I once wrote a paper for an economic sociology class about the consolidation of the American brewing industry during the post-war era. Of course, that centered on the commodity-style macrobrewers and would have little relevance here. Still, one of my main sources for that paper provides an interesting view from an economist's perspective. Check out the book "Beer Blast" by Philip van Munching.

Kari Chisholm said...

Of course, as you allude, the opportunities of economies-of-scale lead to consolidation, which tends to lead to lowest-common-denominator products. Bud Light, etc.

That's why it's so good to see venues like the Carlton Winemakers Studio - where a bunch of small winemakers have come together to build a single facility that's used as a co-op.

That's not a new thing - Tillamook Cheese is a dairy farmer co-op - but it's good to see it happening with wine.
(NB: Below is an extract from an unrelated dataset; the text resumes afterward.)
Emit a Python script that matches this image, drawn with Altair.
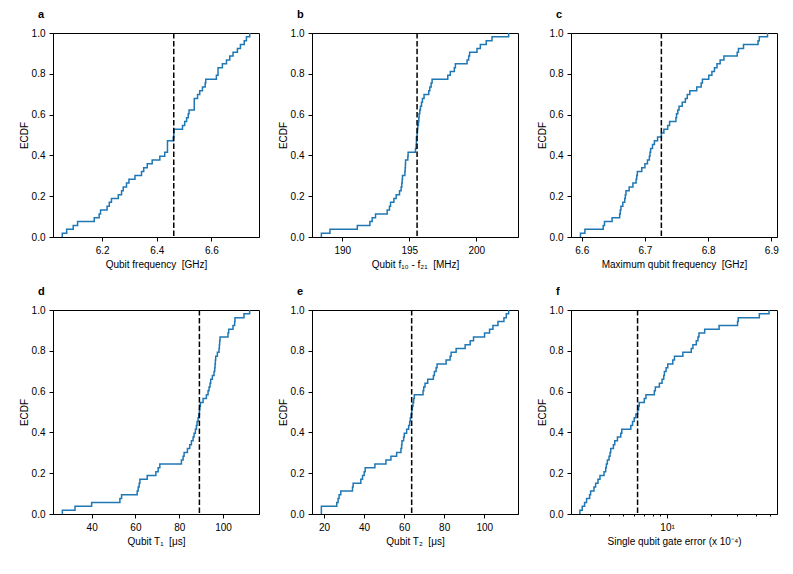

Maybe beer can be next? (Maybe it already is, and I just don't know about it. Jeff?)

Patrick Emerson said...


Well there is Green Bottling which is an example of a mobile bottling line that works because it achieves economies of scale by being able to be mobile. But this is an interesting business model: create a brewery and then let brewers rent it out. I think, in fact, if memory serves, Coalition Brewing itself is thinking a bit along these lines.

Jeff Alworth said...

A quickie comment on the photo: it was taken last night (Tuesday) at the brewery. Those are brewers and members of the media in the foreground.

Kari: no formal co-ops that I know of, though it's a fascinating suggestion. If you could get a distributor to become a member of the co-op, it might really have some utility.

It is worth noting that the level of support among the brewers in Oregon is pretty astounding. They consider themselves colleagues far more than competitors--even the little guys and big guys. They borrow equipment and ingredients from each other and regularly collaborate on events. In order to get their doors open, newly-launched Migration used Lompoc's brewery to make their first batch.

Of course, that's easy when the market is growing and there's elbow room all around. We'll see what happens when capacity exceeds demand.

By the way, Dann's point is, as usual, an astute one.